MANHATTAN, March 2, 2020

There was definitely a feeling of anticipation as the eight winery representatives and ten members of the trade sat around the communal table in the private dining room of Craft Restaurant in early March. Nine wines, three savory courses, three wines per course was the setting. The room was quiet and remained so throughout much of the lunch. Attention to detail was the angle at this tasting because it’s not often that anyone is able to taste nine Long Island red wines with a minimum of ten plus years of bottle age as the entry criteria.
 
Any serious drinker of red wines should be excited by this opportunity, but New York red wines are not ubiquitously in the lexicon that includes “do not drink until” language.
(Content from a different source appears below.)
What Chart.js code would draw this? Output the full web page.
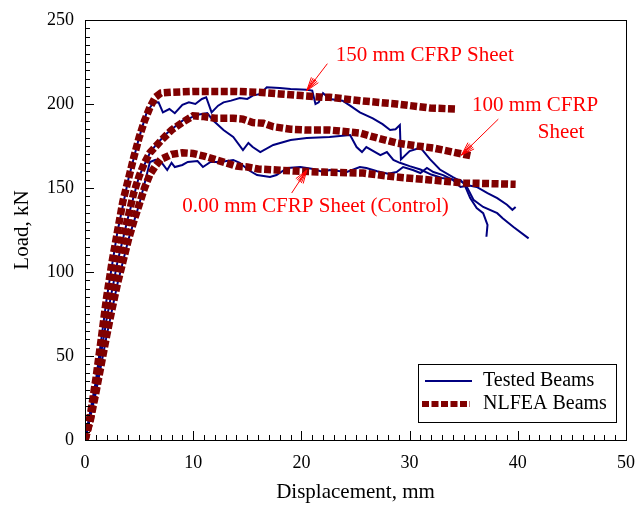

But that will change and is exactly why we’ve done this, now two years running.
 
I must applaud each of the NY Drinks NY participating Long Island wineries and any New York winery who keeps a library of their wines. By being able to show the fine wine trade how your wines age is perhaps the best tool for selling current vintage reserve, rare, or more expensive bottlings. Even better if your library is large enough to sell some of that inventory to, say, a restaurant with a highly visible wine program. (All it takes is one bottle to be listed.)
 
It’s actually easier than one might think to read about the past vintages of New York. Many of the wines tasted at this lunch -- which ranged from 2010 and back to 2001 -- have been well-reviewed in the most important wine periodicals. But really, the only way to assess these wines is to taste them now because reviews, while often helpful, are never absolute.